*EXERCISE AIM*:
Please output every line of the material as it stands, without the pictures.

*DATASET EXTRACT*:
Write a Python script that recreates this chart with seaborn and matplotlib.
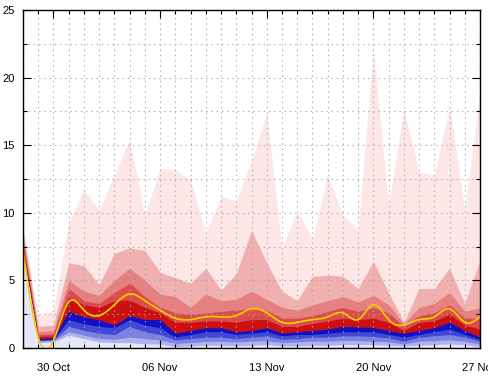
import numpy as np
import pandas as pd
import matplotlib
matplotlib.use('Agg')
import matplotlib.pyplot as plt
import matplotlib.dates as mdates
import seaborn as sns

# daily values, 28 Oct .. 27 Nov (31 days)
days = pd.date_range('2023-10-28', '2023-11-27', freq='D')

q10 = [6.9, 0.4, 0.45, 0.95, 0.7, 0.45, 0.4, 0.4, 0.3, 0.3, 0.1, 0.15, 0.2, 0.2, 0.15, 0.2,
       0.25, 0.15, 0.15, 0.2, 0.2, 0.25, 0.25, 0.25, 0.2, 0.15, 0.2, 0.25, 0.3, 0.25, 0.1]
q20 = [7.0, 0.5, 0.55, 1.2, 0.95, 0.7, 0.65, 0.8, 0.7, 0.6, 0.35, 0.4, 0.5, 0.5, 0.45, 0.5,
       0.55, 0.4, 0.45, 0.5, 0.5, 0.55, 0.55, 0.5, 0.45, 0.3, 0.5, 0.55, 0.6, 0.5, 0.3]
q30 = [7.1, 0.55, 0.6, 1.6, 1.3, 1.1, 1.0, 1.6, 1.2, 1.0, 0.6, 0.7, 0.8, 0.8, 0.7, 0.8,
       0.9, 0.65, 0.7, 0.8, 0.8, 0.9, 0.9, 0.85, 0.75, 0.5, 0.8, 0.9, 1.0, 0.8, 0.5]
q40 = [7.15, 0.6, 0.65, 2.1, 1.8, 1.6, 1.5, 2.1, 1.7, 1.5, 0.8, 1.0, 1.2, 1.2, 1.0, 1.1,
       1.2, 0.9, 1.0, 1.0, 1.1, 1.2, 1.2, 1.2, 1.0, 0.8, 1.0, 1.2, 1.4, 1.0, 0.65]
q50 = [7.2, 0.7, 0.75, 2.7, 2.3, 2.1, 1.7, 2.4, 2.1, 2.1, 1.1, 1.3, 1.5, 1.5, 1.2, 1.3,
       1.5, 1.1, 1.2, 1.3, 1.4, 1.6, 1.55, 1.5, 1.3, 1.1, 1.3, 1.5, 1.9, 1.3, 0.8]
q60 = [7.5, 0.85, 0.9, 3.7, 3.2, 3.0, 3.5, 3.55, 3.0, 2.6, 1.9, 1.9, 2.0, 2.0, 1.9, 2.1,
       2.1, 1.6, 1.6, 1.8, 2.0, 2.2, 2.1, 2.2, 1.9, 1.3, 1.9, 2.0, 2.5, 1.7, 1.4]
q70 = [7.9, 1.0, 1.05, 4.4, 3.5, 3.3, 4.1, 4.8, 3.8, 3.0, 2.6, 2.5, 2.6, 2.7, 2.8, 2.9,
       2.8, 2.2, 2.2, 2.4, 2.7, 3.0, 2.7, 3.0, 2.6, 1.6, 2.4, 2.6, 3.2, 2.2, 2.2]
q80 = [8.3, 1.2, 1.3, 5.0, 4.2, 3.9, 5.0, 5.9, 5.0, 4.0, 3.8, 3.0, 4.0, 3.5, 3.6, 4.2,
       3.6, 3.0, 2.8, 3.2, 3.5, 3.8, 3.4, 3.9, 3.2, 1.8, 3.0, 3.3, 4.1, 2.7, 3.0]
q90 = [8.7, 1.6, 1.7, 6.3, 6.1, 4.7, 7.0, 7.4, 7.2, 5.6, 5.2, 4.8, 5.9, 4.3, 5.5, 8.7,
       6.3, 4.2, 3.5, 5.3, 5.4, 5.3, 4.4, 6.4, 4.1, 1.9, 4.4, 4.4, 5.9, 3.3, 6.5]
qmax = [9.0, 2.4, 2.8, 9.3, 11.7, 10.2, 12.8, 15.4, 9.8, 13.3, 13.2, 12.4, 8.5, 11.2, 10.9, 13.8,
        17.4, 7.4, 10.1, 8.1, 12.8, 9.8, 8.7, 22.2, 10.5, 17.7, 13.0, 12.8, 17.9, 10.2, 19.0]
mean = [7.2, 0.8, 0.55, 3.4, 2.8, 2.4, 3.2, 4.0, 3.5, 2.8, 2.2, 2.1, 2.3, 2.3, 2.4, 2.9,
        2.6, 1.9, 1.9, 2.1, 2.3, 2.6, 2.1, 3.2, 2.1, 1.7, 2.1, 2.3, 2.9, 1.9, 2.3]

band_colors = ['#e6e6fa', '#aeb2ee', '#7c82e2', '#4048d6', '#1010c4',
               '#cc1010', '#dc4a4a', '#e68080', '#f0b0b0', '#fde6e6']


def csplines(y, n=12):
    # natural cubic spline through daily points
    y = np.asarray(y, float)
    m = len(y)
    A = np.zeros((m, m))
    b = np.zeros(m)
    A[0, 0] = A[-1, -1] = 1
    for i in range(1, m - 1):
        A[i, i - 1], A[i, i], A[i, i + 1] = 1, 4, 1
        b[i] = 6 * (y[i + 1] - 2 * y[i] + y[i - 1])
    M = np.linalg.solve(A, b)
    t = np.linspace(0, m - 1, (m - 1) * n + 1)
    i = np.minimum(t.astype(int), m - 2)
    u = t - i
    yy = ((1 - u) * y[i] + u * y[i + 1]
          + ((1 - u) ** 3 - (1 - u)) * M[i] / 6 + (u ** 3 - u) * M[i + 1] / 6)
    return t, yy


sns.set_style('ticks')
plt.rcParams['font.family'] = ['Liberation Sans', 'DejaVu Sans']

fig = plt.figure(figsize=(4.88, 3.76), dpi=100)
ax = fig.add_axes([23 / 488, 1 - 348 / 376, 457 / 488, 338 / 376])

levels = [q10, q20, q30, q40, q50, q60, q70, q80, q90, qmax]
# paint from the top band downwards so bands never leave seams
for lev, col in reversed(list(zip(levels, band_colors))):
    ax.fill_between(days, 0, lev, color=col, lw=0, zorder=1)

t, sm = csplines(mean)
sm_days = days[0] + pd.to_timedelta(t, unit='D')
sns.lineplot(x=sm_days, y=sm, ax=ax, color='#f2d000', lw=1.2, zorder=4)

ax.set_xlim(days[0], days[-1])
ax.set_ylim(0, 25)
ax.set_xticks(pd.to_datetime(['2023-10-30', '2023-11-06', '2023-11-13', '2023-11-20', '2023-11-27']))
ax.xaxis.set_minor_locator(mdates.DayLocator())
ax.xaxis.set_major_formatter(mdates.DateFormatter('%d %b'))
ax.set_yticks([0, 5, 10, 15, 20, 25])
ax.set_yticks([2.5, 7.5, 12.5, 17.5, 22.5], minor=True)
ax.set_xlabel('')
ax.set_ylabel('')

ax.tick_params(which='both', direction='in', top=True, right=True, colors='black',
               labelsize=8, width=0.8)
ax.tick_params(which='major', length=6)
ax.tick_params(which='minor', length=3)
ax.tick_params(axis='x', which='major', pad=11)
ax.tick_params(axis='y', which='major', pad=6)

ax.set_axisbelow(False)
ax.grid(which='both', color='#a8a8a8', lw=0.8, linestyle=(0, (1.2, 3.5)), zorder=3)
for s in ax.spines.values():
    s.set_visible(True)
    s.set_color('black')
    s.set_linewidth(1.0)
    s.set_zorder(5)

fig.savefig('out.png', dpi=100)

*FINISHED EXERCISE*:
Write a Python script that recreates this chart with seaborn and matplotlib.
import numpy as np
import pandas as pd
import matplotlib
matplotlib.use('Agg')
import matplotlib.pyplot as plt
import matplotlib.dates as mdates
import seaborn as sns

# daily values, 28 Oct .. 27 Nov (31 days)
days = pd.date_range('2023-10-28', '2023-11-27', freq='D')

q10 = [6.9, 0.4, 0.45, 0.95, 0.7, 0.45, 0.4, 0.4, 0.3, 0.3, 0.1, 0.15, 0.2, 0.2, 0.15, 0.2,
       0.25, 0.15, 0.15, 0.2, 0.2, 0.25, 0.25, 0.25, 0.2, 0.15, 0.2, 0.25, 0.3, 0.25, 0.1]
q20 = [7.0, 0.5, 0.55, 1.2, 0.95, 0.7, 0.65, 0.8, 0.7, 0.6, 0.35, 0.4, 0.5, 0.5, 0.45, 0.5,
       0.55, 0.4, 0.45, 0.5, 0.5, 0.55, 0.55, 0.5, 0.45, 0.3, 0.5, 0.55, 0.6, 0.5, 0.3]
q30 = [7.1, 0.55, 0.6, 1.6, 1.3, 1.1, 1.0, 1.6, 1.2, 1.0, 0.6, 0.7, 0.8, 0.8, 0.7, 0.8,
       0.9, 0.65, 0.7, 0.8, 0.8, 0.9, 0.9, 0.85, 0.75, 0.5, 0.8, 0.9, 1.0, 0.8, 0.5]
q40 = [7.15, 0.6, 0.65, 2.1, 1.8, 1.6, 1.5, 2.1, 1.7, 1.5, 0.8, 1.0, 1.2, 1.2, 1.0, 1.1,
       1.2, 0.9, 1.0, 1.0, 1.1, 1.2, 1.2, 1.2, 1.0, 0.8, 1.0, 1.2, 1.4, 1.0, 0.65]
q50 = [7.2, 0.7, 0.75, 2.7, 2.3, 2.1, 1.7, 2.4, 2.1, 2.1, 1.1, 1.3, 1.5, 1.5, 1.2, 1.3,
       1.5, 1.1, 1.2, 1.3, 1.4, 1.6, 1.55, 1.5, 1.3, 1.1, 1.3, 1.5, 1.9, 1.3, 0.8]
q60 = [7.5, 0.85, 0.9, 3.7, 3.2, 3.0, 3.5, 3.55, 3.0, 2.6, 1.9, 1.9, 2.0, 2.0, 1.9, 2.1,
       2.1, 1.6, 1.6, 1.8, 2.0, 2.2, 2.1, 2.2, 1.9, 1.3, 1.9, 2.0, 2.5, 1.7, 1.4]
q70 = [7.9, 1.0, 1.05, 4.4, 3.5, 3.3, 4.1, 4.8, 3.8, 3.0, 2.6, 2.5, 2.6, 2.7, 2.8, 2.9,
       2.8, 2.2, 2.2, 2.4, 2.7, 3.0, 2.7, 3.0, 2.6, 1.6, 2.4, 2.6, 3.2, 2.2, 2.2]
q80 = [8.3, 1.2, 1.3, 5.0, 4.2, 3.9, 5.0, 5.9, 5.0, 4.0, 3.8, 3.0, 4.0, 3.5, 3.6, 4.2,
       3.6, 3.0, 2.8, 3.2, 3.5, 3.8, 3.4, 3.9, 3.2, 1.8, 3.0, 3.3, 4.1, 2.7, 3.0]
q90 = [8.7, 1.6, 1.7, 6.3, 6.1, 4.7, 7.0, 7.4, 7.2, 5.6, 5.2, 4.8, 5.9, 4.3, 5.5, 8.7,
       6.3, 4.2, 3.5, 5.3, 5.4, 5.3, 4.4, 6.4, 4.1, 1.9, 4.4, 4.4, 5.9, 3.3, 6.5]
qmax = [9.0, 2.4, 2.8, 9.3, 11.7, 10.2, 12.8, 15.4, 9.8, 13.3, 13.2, 12.4, 8.5, 11.2, 10.9, 13.8,
        17.4, 7.4, 10.1, 8.1, 12.8, 9.8, 8.7, 22.2, 10.5, 17.7, 13.0, 12.8, 17.9, 10.2, 19.0]
mean = [7.2, 0.8, 0.55, 3.4, 2.8, 2.4, 3.2, 4.0, 3.5, 2.8, 2.2, 2.1, 2.3, 2.3, 2.4, 2.9,
        2.6, 1.9, 1.9, 2.1, 2.3, 2.6, 2.1, 3.2, 2.1, 1.7, 2.1, 2.3, 2.9, 1.9, 2.3]

band_colors = ['#e6e6fa', '#aeb2ee', '#7c82e2', '#4048d6', '#1010c4',
               '#cc1010', '#dc4a4a', '#e68080', '#f0b0b0', '#fde6e6']


def csplines(y, n=12):
    # natural cubic spline through daily points
    y = np.asarray(y, float)
    m = len(y)
    A = np.zeros((m, m))
    b = np.zeros(m)
    A[0, 0] = A[-1, -1] = 1
    for i in range(1, m - 1):
        A[i, i - 1], A[i, i], A[i, i + 1] = 1, 4, 1
        b[i] = 6 * (y[i + 1] - 2 * y[i] + y[i - 1])
    M = np.linalg.solve(A, b)
    t = np.linspace(0, m - 1, (m - 1) * n + 1)
    i = np.minimum(t.astype(int), m - 2)
    u = t - i
    yy = ((1 - u) * y[i] + u * y[i + 1]
          + ((1 - u) ** 3 - (1 - u)) * M[i] / 6 + (u ** 3 - u) * M[i + 1] / 6)
    return t, yy


sns.set_style('ticks')
plt.rcParams['font.family'] = ['Liberation Sans', 'DejaVu Sans']

fig = plt.figure(figsize=(4.88, 3.76), dpi=100)
ax = fig.add_axes([23 / 488, 1 - 348 / 376, 457 / 488, 338 / 376])

levels = [q10, q20, q30, q40, q50, q60, q70, q80, q90, qmax]
# paint from the top band downwards so bands never leave seams
for lev, col in reversed(list(zip(levels, band_colors))):
    ax.fill_between(days, 0, lev, color=col, lw=0, zorder=1)

t, sm = csplines(mean)
sm_days = days[0] + pd.to_timedelta(t, unit='D')
sns.lineplot(x=sm_days, y=sm, ax=ax, color='#f2d000', lw=1.2, zorder=4)

ax.set_xlim(days[0], days[-1])
ax.set_ylim(0, 25)
ax.set_xticks(pd.to_datetime(['2023-10-30', '2023-11-06', '2023-11-13', '2023-11-20', '2023-11-27']))
ax.xaxis.set_minor_locator(mdates.DayLocator())
ax.xaxis.set_major_formatter(mdates.DateFormatter('%d %b'))
ax.set_yticks([0, 5, 10, 15, 20, 25])
ax.set_yticks([2.5, 7.5, 12.5, 17.5, 22.5], minor=True)
ax.set_xlabel('')
ax.set_ylabel('')

ax.tick_params(which='both', direction='in', top=True, right=True, colors='black',
               labelsize=8, width=0.8)
ax.tick_params(which='major', length=6)
ax.tick_params(which='minor', length=3)
ax.tick_params(axis='x', which='major', pad=11)
ax.tick_params(axis='y', which='major', pad=6)

ax.set_axisbelow(False)
ax.grid(which='both', color='#a8a8a8', lw=0.8, linestyle=(0, (1.2, 3.5)), zorder=3)
for s in ax.spines.values():
    s.set_visible(True)
    s.set_color('black')
    s.set_linewidth(1.0)
    s.set_zorder(5)

fig.savefig('out.png', dpi=100)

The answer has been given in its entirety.